We imagine Mikkelsen made the explicit reference to bid-ask spreads, because just three weeks ago, an analysis by his European colleague Barnaby Martin, found that the bond market is increasingly illiquid along this metric, and especially in the euro high yield market, where bid-offer spreads have blown out in the past 4 years. Quote Martin:
We find that even though the average bid/offer cost (in absolute spread terms) has declined as broader market spreads have compressed, the b/o cost per unit of spread has been increasing consistently in recent years. Also, despite the broader market (HE00) trading at the tightest levels in a decade, trading costs are still higher.
But let's assume Mikkelsen is right, especially since his ultimate point reaches the same conclusion as Martin. According to the BofA credit strategist, market based measures are back to pre-crisis levels "because of the unique post-crisis environment of extremely low global yields that has led to an unprecedented reach for yield in US HG corporate bonds."
In recent years, yields have dropped so much that investors have been forced to enhance yields by reaching into normally illiquid off-the-run names and maturities, which naturally compresses the off-the-run/on-the-run liquidity measures.

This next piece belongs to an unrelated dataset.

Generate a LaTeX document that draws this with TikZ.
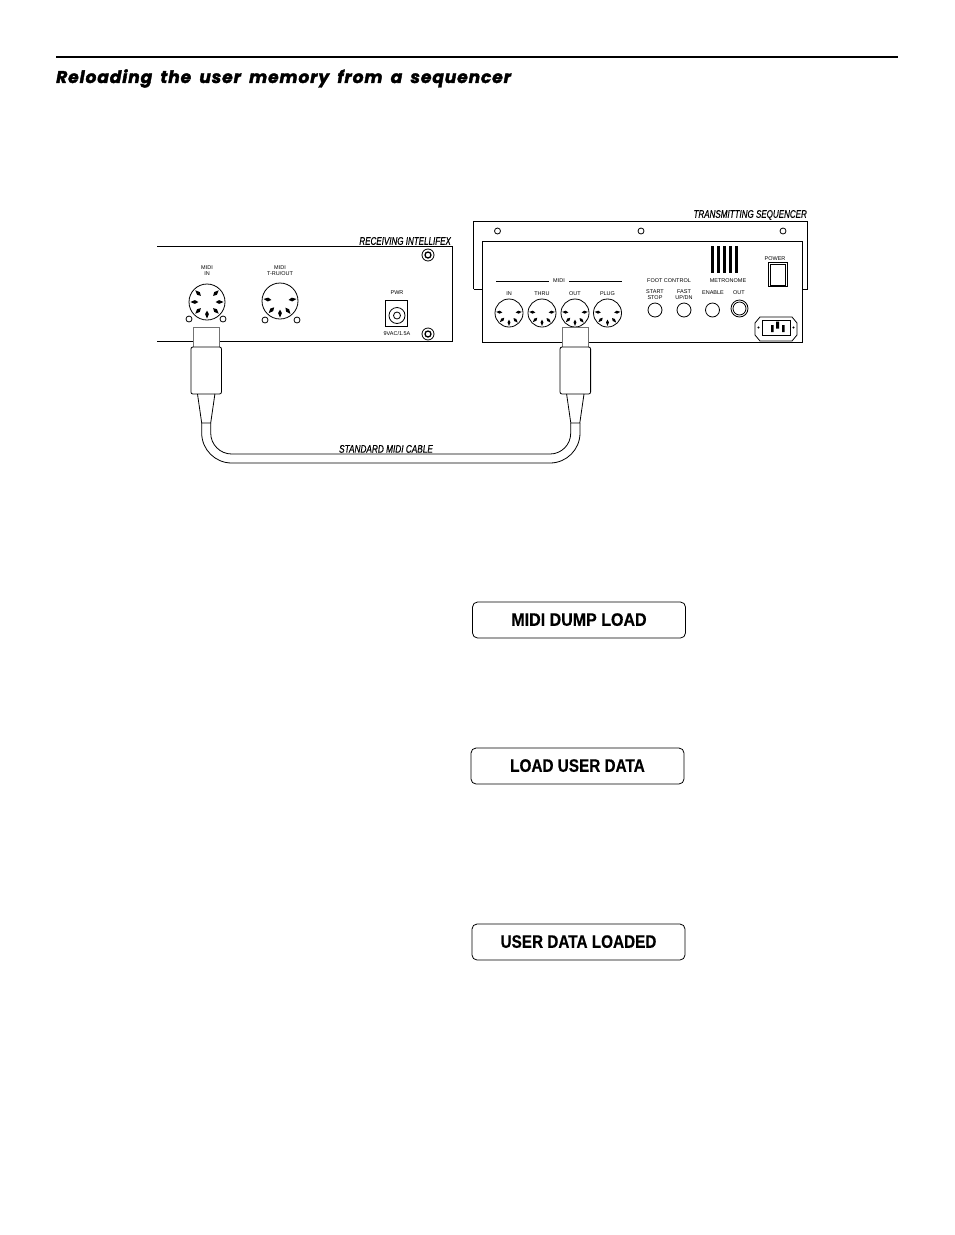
\documentclass[tikz,border=0pt]{standalone}
\usepackage{fontspec}
\setmainfont{Liberation Sans}
\newfontfamily\titlefont[LetterSpace=5.5,WordSpace=1.7,FakeBold=2.2]{Poppins}
\newfontfamily\lcdfont[FakeBold=0.6]{Liberation Sans}
\newfontfamily\handfont[FakeBold=0.5]{Liberation Sans}
\usepackage{tikz}
\usetikzlibrary{arrows,calc}

% one round socket: centre, radius, list of pin angles
\newcommand{\dinsocket}[4]{
  \draw[thin_line] (#1,#2) circle (#3);
  \foreach \pinangle in {#4}
    \fill ($(#1,#2)+(\pinangle:#3*0.48)$) -- ($(#1,#2)+(\pinangle+9:#3*0.68)$) -- ($(#1,#2)+(\pinangle:#3*0.92)$) -- ($(#1,#2)+(\pinangle-9:#3*0.68)$) -- cycle;
}
\newcommand{\lcdtext}[2]{\raisebox{1pt}{\scalebox{#1}[1]{#2}}}

\begin{document}
\begin{tikzpicture}[x=1pt,y=-1pt,
    thin_line/.style={line width=0.8pt},
    panel_line/.style={line width=1pt},
    tiny_label/.style={font=\fontsize{5.5}{6}\selectfont,align=center,inner sep=0pt},
    hand_label/.style={font=\handfont\fontsize{11}{12}\itshape\selectfont,inner sep=0pt},
    display_box/.style={draw,line width=0.8pt,rounded corners=5pt,minimum width=213pt,minimum height=36pt,inner sep=0pt,font=\lcdfont\fontsize{18}{20}\bfseries\selectfont},
    plug_head/.style={draw=black!55,fill=white,line width=1pt}]

    \useasboundingbox (0,0) rectangle (954,1235);

    % heading
    \draw[line width=2pt] (56,57) -- (898,57);
    \node[anchor=west,inner sep=0pt] (title) at (56,78.5) {\titlefont\fontsize{17}{18}\bfseries\itshape\selectfont Reloading the user memory from a sequencer};

    % receiving unit
    \draw[panel_line] (157,246) -- (452,246) -- (452,341) -- (157,341);
    \node[hand_label,anchor=east,xscale=0.73] (rxlabel) at (451,241) {RECEIVING INTELLIFEX};
    \node[tiny_label] (midiin) at (207,271) {MIDI\\IN};
    \node[tiny_label] (midithru) at (280,271) {MIDI\\T-RU/OUT};
    \dinsocket{207}{302}{18}{-135,-45,180,0,135,90,45}
    \dinsocket{280}{301}{18}{187,133,90,51,-7}
    \foreach \holex/\holey in {189/319,223/319,265/320,297/320}
      \draw[thin_line] (\holex,\holey) circle (3);
    \foreach \jacky in {255,334}{
      \draw[thin_line] (428,\jacky) circle (6);
      \draw[line width=1.3pt] (428,\jacky) circle (3);
    }
    \draw[panel_line] (385.5,300) rectangle (407.5,326);
    \draw[thin_line] (397,315.5) circle (8);
    \draw[thin_line] (397,315.5) circle (3.5);
    \node[tiny_label] (pwr) at (397,293) {PWR};
    \node[tiny_label] (vac) at (397,334) {9VAC/1.5A};

    % transmitting unit
    \draw[panel_line] (473.5,289) -- (473.5,221) -- (807.5,221) -- (807.5,289);
    \draw[panel_line] (473.5,289) -- (482,289);
    \draw[panel_line] (802,289) -- (807.5,289);
    \draw[panel_line] (482,241) rectangle (802,342);
    \node[hand_label,anchor=east,xscale=0.73] (txlabel) at (807,215) {TRANSMITTING SEQUENCER};
    \foreach \screwx in {497.5,641,783}
      \draw[thin_line] (\screwx,231) circle (3);

    \draw[thin_line] (496,281) -- (549,281);
    \draw[thin_line] (569,281) -- (622,281);
    \node[tiny_label] (midi) at (559,281) {MIDI};
    \foreach \sockx/\sockname in {509/IN,542/THRU,575/OUT,607.5/PLUG}{
      \dinsocket{\sockx}{313}{14}{185,135,90,48,-5}
      \node[tiny_label] at (\sockx,294) {\sockname};
    }
    \node[tiny_label] (foot) at (669,281) {FOOT CONTROL};
    \node[tiny_label] (start) at (655,295) {START\\STOP};
    \node[tiny_label] (fast) at (684,295) {FAST\\UP/DN};
    \node[tiny_label] (metro) at (728,281) {METRONOME};
    \node[tiny_label] (enable) at (713,293) {ENABLE};
    \node[tiny_label] (out) at (739,293) {OUT};
    \draw[thin_line] (655,310) circle (7);
    \draw[thin_line] (684,310) circle (7);
    \draw[thin_line] (712.5,310) circle (7);
    \draw[thin_line] (739.5,308.5) circle (8.5);
    \draw[thin_line] (739.5,308.5) circle (6.5);
    \foreach \slotx in {710.5,716.5,722.5,728.5,734.5}
      \fill (\slotx,246) rectangle ++(3.6,27);
    \node[tiny_label] (power) at (775,259) {POWER};
    \draw[panel_line] (768,262) rectangle (787,286);
    \draw[thin_line] (770,264) rectangle (785,285);
    \draw[thin_line] (760,317) -- (792,317) -- (797,323) -- (797,335) -- (792,341) -- (760,341) -- (755,335) -- (755,323) -- cycle;
    \draw[panel_line] (762.5,320) rectangle (790,335);
    \fill (771,325) rectangle ++(2.5,7) (776,321.5) rectangle ++(3,7) (782,325) rectangle ++(2.5,7);
    \fill (758.5,327.5) circle (1.2) (793.5,327.5) circle (1.2);

    % cable
    \draw[thin_line] (201.7,423) -- (201.7,433) arc (180:90:30) -- (550,463) arc (90:0:30) -- (580,423);
    \draw[thin_line] (210.7,423) -- (210.7,433) arc (180:90:21) -- (550,454) arc (90:0:20.7) -- (570.7,423);
    \node[hand_label,anchor=south,xscale=0.75,inner sep=1pt] (cable) at (386,454) {STANDARD MIDI CABLE};

    % plugs
    \foreach \plugx in {206.2,575.3}{
      \draw[plug_head] (\plugx-12.8,327) rectangle (\plugx+12.8,347);
      \draw[thin_line,fill=white,rounded corners=2pt] (\plugx-15.3,347) rectangle (\plugx+15.3,394);
      \draw[thin_line] (\plugx-8.7,394) -- (\plugx-4.5,423) -- (\plugx+4.5,423) -- (\plugx+8.7,394);
    }

    % display messages
    \node[display_box] (dump) at (579,620) {\lcdtext{0.89}{MIDI DUMP LOAD}};
    \node[display_box] (load) at (577.5,766) {\lcdtext{0.85}{LOAD USER DATA}};
    \node[display_box] (loaded) at (578.5,942) {\lcdtext{0.85}{USER DATA LOADED}};

\end{tikzpicture}
\end{document}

That means liquidity is OK because dealers are happy to use their lean balance sheets to not only buy liquid on-the-runs that turn over quickly, but also normally illiquid off-the-runs because there is an army of investors waiting to buy them in short order.
And here a paradox emerges, because BofA finds that while regulation may have tried to limit the liquidity of various risky markets, the record balance sheets of the world's central banks have offset this regulatory endeavour, or as Mikkelsen writes, "in other words, in the post-crisis years the unprecedented reach for yield engineered by global central banks has likely mitigated the unintended consequence of financial regulation, which is diminished liquidity in the corporate bond market."
To gauge his assumptions, Mikkelsen provides an empirical test of
evaluating On/Off the run bond market liquidity, a proxy for overall
credit liquidity. The chart below shows the bank's preferred measure of
market liquidity - the percentage difference between credit spreads on 9-year and 10-year bonds (adjusted for the on-the-run curve).
"The idea is that on-the-run 10-year bonds are issued and traded actively and are liquid.
Then liquidity declines over time and they become off-the-runs. We use
the 9-year maturity point for that, as the bonds have not become too
illiquid for pricing to be somewhat accurate."
Mikkelsen
next plots the liquidity premium over time against interest rates to
show the normal environment, which we saw for example around the US
downgrade and European sovereign crisis in 2011, where there was an
inverse relation. In such risk-off environment, Treasuries rally and liquidity dries up. But
fast forward and starting in 2015, there has been a strong positive
correlation between interest rates and the liquidity premium.
"The reason for this shift is very simple - as we described above - that interest rates had declined so much that
further declines force investors to reach for yield in off-the-runs,
while with increasing rates they are able to return to on-the-runs.
Hence, the big decline in interest rates has compressed the liquidity
premium to pre-crisis levels"
Which brings us to BofA's amusing observation, namely that "this means everything is OK until it is not" which come to think of it, is a perfect summary of everything else that is broken with both the centrally-planned market and the centrally-planned economy. But when does it become "until it is not" time? As BofA suggests, "only when interest rates go up significantly, and we get large outflows, will we see just how illiquid the corporate bond market can be in the new regulatory regime. Initially liquid names and maturities would likely underperform as investors have to sell what they can. Then later when investors find they can no longer sell the vast majority of bonds they own - the off-the-runs - at meaningful prices we get a big widening in liquidity measures."
Mikkelsen's conclusion: "this could get ugly, we think" which, of course, is a polite euphemism for marketwide crash.
And while nobody doubts that in the longer-run that is the correct conclusion, perhaps someone can also explain not what but when it will happen.